<<<<
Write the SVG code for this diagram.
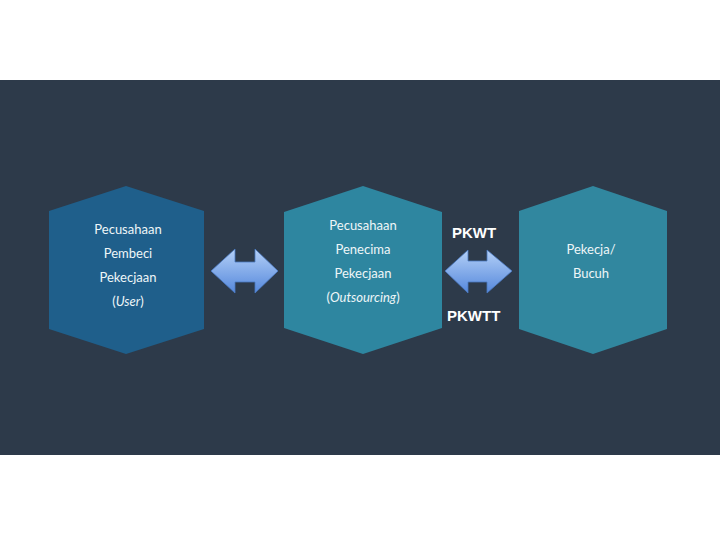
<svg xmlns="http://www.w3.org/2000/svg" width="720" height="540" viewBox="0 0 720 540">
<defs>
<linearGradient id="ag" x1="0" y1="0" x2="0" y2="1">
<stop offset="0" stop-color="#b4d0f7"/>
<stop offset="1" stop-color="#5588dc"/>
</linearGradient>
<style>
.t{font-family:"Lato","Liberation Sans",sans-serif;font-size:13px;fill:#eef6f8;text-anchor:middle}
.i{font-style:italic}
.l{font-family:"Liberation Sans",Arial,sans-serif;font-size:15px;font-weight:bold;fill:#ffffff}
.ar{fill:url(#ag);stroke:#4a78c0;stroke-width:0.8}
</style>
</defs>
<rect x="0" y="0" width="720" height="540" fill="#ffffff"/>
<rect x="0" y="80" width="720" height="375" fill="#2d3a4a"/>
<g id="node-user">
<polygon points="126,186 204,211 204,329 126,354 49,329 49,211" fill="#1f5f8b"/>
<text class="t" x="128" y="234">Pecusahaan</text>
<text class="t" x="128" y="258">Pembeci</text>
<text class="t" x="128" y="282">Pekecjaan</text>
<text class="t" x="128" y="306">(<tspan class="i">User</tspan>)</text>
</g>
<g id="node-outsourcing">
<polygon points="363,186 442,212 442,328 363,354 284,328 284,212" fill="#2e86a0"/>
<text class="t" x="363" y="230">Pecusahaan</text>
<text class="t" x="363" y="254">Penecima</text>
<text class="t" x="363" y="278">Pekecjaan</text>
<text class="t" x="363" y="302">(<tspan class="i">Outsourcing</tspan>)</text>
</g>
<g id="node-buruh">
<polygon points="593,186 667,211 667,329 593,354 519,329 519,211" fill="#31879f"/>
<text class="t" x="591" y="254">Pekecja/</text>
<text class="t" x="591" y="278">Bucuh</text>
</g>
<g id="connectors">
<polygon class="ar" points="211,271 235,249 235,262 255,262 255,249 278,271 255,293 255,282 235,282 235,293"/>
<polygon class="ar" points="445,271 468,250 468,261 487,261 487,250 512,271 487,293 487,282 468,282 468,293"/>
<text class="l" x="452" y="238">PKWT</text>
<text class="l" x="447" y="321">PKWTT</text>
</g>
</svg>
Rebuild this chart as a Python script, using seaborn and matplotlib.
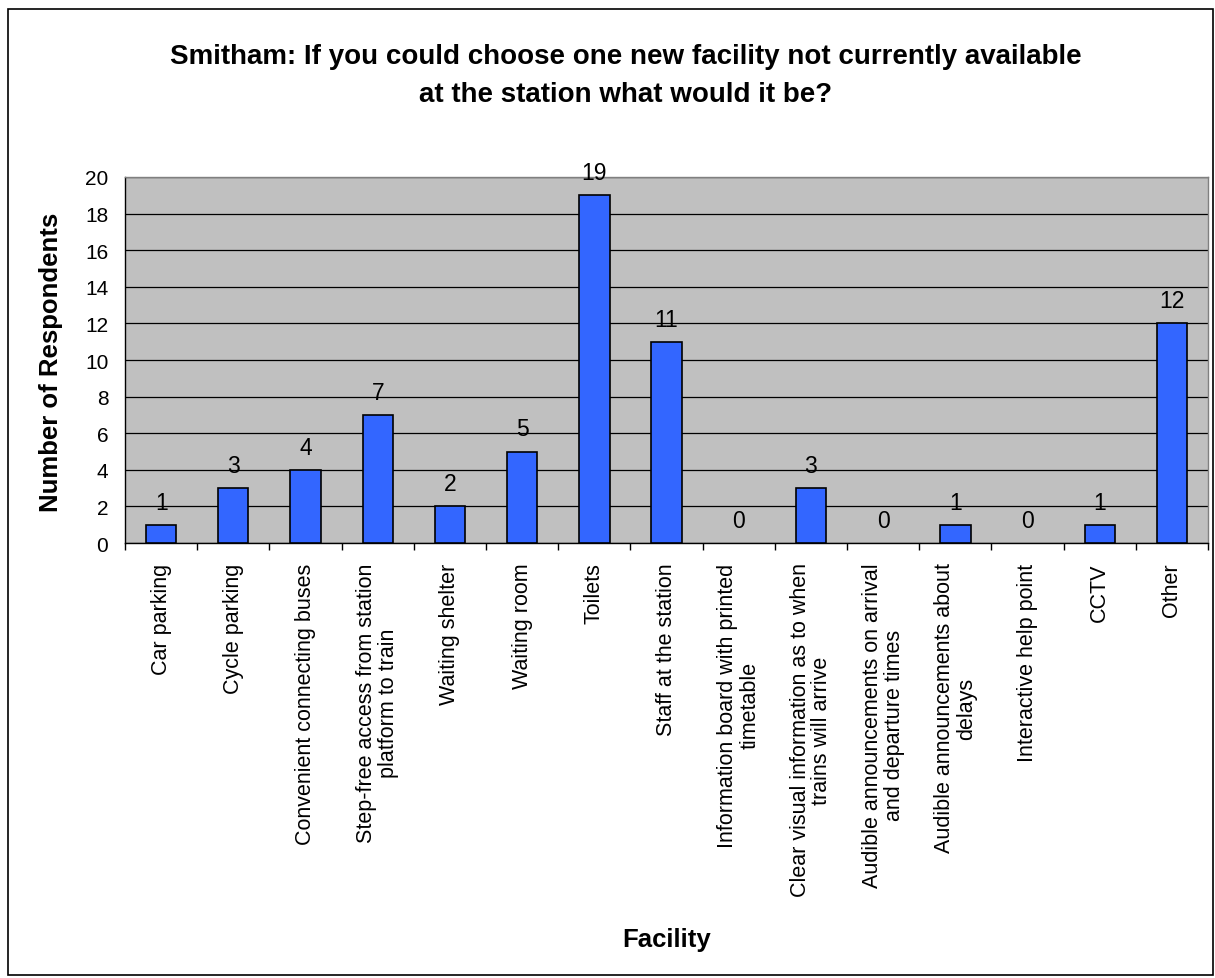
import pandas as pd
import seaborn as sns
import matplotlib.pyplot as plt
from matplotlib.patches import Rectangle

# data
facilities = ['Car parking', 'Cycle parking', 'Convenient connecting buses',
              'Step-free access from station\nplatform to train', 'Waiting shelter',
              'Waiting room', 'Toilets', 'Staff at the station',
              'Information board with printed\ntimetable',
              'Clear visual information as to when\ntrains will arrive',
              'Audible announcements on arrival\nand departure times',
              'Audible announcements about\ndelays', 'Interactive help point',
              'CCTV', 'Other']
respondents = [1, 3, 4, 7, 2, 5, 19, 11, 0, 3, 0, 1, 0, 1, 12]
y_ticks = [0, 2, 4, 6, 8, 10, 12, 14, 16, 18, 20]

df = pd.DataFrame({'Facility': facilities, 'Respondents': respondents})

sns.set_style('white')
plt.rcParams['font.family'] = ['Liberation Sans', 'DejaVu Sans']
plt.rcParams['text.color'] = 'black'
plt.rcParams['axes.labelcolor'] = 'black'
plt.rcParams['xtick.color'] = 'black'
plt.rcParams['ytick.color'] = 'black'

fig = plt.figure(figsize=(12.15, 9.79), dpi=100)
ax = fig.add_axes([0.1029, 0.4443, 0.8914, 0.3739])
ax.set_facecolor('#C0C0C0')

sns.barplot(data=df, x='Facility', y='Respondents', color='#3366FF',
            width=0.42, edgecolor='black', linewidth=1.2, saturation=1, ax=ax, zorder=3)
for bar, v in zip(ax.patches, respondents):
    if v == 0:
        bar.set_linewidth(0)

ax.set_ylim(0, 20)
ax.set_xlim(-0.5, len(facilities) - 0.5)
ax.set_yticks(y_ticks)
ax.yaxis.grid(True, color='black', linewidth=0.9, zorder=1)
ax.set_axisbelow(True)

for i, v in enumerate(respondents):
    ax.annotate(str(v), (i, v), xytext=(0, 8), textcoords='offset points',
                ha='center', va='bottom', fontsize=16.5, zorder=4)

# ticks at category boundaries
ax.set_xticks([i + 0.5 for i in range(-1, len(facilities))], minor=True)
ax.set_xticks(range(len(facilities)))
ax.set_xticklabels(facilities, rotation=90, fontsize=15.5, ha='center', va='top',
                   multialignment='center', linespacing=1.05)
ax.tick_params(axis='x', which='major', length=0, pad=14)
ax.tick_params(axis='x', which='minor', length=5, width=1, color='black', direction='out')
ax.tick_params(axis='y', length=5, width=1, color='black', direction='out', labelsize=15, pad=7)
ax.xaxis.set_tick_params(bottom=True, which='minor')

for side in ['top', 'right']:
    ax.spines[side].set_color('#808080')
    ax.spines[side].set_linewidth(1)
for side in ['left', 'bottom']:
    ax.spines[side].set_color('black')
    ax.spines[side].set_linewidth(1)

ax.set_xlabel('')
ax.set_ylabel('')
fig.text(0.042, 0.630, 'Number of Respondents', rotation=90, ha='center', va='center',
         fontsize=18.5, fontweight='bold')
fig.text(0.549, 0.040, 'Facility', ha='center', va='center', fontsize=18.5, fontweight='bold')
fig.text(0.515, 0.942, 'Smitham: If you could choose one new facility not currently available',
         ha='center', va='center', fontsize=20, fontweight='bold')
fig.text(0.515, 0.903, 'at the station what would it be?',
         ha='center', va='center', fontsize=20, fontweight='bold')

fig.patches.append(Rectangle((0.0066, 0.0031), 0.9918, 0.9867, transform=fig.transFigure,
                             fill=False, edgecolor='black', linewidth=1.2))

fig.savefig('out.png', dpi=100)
>>>>
- _Work to complete_
Print exactly the lines from the line containing "Rebuild this chart" through the line containing "from matplotlib.patches import Rectangle", and omit any picture found among them.

- _Solution below_
Rebuild this chart as a Python script, using seaborn and matplotlib.
import pandas as pd
import seaborn as sns
import matplotlib.pyplot as plt
from matplotlib.patches import Rectangle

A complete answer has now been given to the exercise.